■ WHAT TO DO:
For each line of the data below that holds "React", copy the line.

■ DATA PROVIDED:
*-*-*

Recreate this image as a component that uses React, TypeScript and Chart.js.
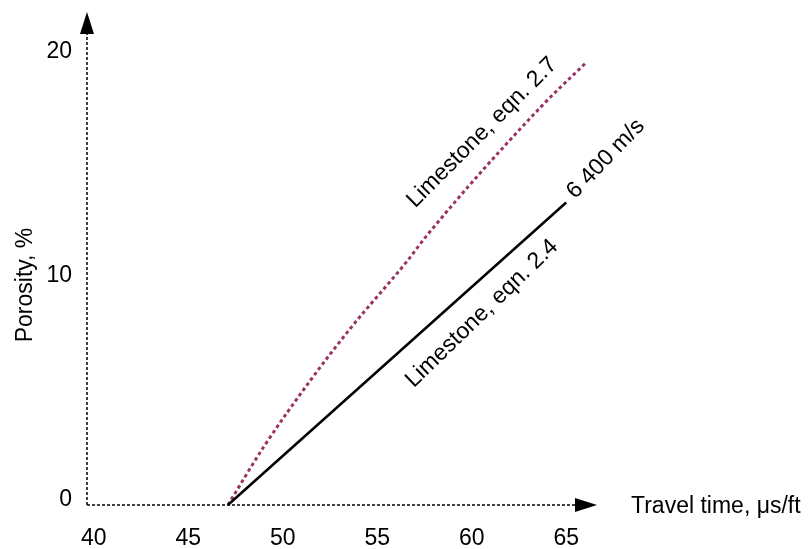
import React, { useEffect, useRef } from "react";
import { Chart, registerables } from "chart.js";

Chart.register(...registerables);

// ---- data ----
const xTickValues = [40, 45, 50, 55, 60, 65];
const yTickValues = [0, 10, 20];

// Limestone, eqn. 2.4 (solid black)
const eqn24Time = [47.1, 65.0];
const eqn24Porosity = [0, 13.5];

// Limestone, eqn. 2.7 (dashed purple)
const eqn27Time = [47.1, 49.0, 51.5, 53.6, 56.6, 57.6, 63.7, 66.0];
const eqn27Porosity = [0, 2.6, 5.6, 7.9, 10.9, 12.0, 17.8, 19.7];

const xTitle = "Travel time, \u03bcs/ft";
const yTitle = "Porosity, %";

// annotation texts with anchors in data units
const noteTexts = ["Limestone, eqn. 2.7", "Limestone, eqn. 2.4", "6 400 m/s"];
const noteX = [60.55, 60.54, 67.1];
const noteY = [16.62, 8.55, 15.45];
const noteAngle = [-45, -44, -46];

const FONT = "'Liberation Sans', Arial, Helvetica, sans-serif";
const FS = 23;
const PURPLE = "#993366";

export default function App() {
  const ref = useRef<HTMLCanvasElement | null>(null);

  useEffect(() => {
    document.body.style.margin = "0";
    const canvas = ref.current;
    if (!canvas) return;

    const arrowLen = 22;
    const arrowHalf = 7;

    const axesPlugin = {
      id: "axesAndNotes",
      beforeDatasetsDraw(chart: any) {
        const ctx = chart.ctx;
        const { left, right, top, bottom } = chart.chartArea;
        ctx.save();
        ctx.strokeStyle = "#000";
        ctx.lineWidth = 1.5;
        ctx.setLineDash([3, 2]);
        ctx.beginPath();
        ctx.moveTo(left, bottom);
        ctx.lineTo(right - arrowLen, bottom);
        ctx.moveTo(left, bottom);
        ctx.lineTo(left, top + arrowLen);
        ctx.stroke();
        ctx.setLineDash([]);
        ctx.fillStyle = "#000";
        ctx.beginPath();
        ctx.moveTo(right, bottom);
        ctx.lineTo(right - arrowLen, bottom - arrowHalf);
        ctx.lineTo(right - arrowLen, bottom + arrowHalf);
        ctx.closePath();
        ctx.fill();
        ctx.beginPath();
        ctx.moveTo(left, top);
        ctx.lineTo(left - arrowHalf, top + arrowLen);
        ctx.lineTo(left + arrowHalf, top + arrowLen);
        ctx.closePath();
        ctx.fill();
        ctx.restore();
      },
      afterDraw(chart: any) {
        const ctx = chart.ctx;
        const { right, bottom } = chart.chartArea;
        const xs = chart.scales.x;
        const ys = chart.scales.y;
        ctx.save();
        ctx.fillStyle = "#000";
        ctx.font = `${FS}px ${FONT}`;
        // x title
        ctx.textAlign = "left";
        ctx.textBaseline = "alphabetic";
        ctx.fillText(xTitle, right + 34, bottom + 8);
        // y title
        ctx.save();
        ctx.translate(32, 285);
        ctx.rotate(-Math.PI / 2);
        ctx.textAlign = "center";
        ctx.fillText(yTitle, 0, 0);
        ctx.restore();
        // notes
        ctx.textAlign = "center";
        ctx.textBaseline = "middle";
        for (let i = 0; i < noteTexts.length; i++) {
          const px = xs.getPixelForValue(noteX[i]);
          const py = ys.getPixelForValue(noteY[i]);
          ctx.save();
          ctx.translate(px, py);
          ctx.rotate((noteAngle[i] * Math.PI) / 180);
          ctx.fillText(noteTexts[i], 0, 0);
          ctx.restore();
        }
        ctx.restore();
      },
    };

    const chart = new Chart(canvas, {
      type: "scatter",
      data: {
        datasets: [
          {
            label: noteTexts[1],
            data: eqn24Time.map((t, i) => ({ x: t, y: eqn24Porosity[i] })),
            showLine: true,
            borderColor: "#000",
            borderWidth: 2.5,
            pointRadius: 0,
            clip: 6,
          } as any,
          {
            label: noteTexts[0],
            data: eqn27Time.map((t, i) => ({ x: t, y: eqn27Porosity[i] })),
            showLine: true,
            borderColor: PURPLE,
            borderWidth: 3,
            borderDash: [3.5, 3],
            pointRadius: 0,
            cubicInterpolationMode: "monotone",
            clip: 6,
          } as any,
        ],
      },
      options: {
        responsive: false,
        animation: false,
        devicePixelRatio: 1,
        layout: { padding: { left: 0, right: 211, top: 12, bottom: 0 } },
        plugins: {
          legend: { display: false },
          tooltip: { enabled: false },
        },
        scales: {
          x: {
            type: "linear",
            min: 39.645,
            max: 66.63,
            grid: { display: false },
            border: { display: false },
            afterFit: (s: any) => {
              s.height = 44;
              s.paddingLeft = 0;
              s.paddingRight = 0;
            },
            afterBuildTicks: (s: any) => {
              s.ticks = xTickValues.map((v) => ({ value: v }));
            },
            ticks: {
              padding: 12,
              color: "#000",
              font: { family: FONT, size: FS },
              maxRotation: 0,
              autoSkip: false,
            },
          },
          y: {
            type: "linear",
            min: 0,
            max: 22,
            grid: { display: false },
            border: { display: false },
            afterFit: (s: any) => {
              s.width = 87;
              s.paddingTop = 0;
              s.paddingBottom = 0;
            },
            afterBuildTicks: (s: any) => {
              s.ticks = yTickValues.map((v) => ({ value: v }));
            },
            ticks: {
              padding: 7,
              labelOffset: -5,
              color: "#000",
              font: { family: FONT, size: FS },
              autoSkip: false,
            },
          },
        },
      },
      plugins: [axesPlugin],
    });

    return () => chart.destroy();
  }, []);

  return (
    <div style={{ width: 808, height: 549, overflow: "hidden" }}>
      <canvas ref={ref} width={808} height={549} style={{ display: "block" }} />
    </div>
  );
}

*-*-*

■ SOLUTION TO THIS EXERCISE:
Recreate this image as a component that uses React, TypeScript and Chart.js.
import React, { useEffect, useRef } from "react";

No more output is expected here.